Si les portes closes devaient se multiplier, les pays occidentaux disposeraient de fort peu de possibilités pour gérer les déchets plastiques trop coûteux à recycler : enfouissement (voué à une réduction drastique, du moins en Europe) ou valorisation énergétique, deux modes de traitement pour lesquels la fiscalité a été revue à la hausse sensible si l'on prend le cas de la France pour exemple. A cela s'ajoute le manque de débouchés locaux constaté pour une part de la matière recyclée ; celle-ci était auparavant incorporée dans les productions chinoises.
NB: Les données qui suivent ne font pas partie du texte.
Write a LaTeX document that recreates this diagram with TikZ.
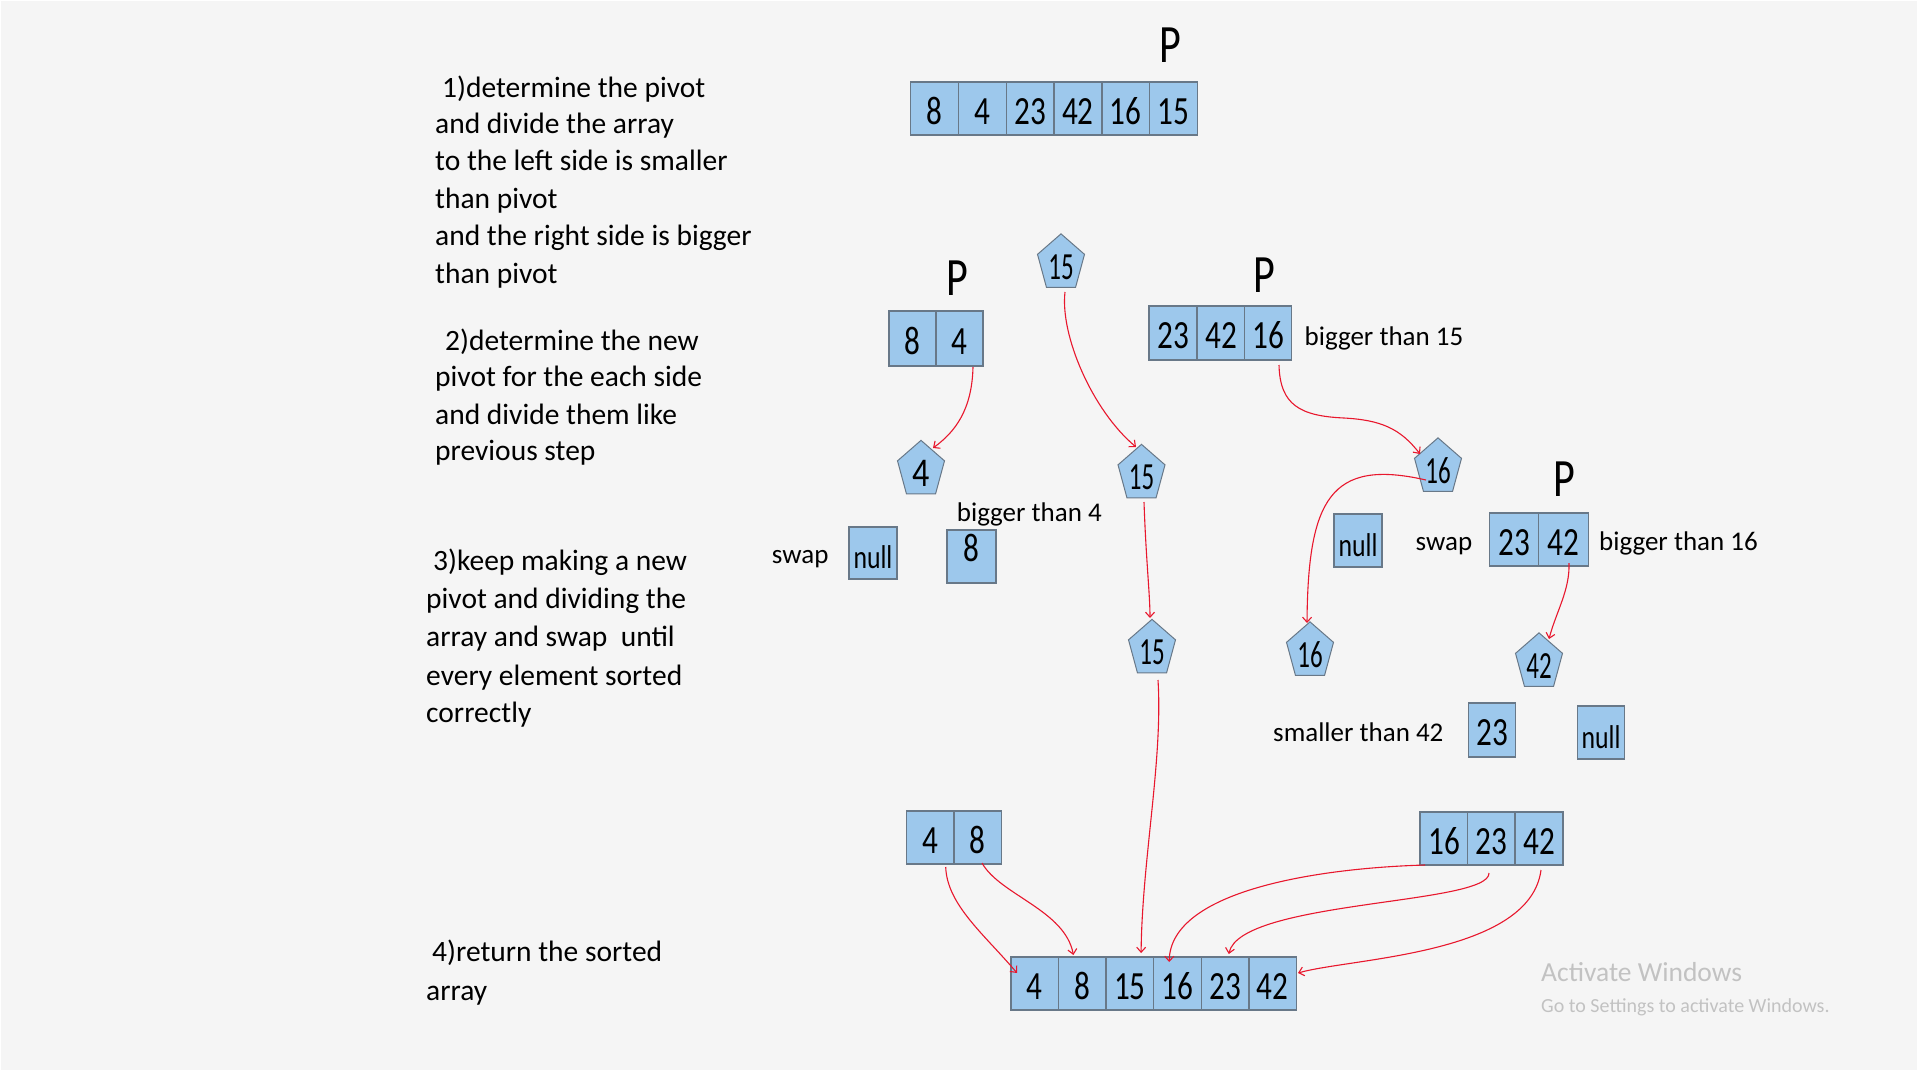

Si l'on n'est pas sorti d'affaire dans l'immédiat, à moyen terme, "la solution consistera à sortir par le haut, d'investir dans la R&D pour mettre au point des processus de tri plus fins, plus efficaces, afin de gagner en qualité et d'atteindre des niveaux acceptables par certains pays", expose Arnaud Brunet.
Cela étant, il est impératif que les recycleurs et fournisseurs de technologie de recyclage ne travaillent pas seuls sur le sujet : penser à la fin de vie du produit dès sa conception, incorporer des matières recyclées (de qualité) dans sa fabrication ou encore en privilégier une seule pour réaliser un emballage, sont autant de pistes qui simplifieraient l'inévitable gestion des déchets. En d'autres termes, il faudrait aussi que les producteurs de matières plastiques fassent leur part d'efforts en produisant sans omettre de penser au nécessaire recyclage ultérieur de leurs fabrications et donc à la recyclabilité de celles-ci.
Preuve est faite que le sempiternel discours consistant à dire et répéter que "c'est aux recycleurs à s'adapter " relève du non sens : un travail collaboratif s'impose. Les déchets plastiques dont sont responsables les metteurs en marché l'impose.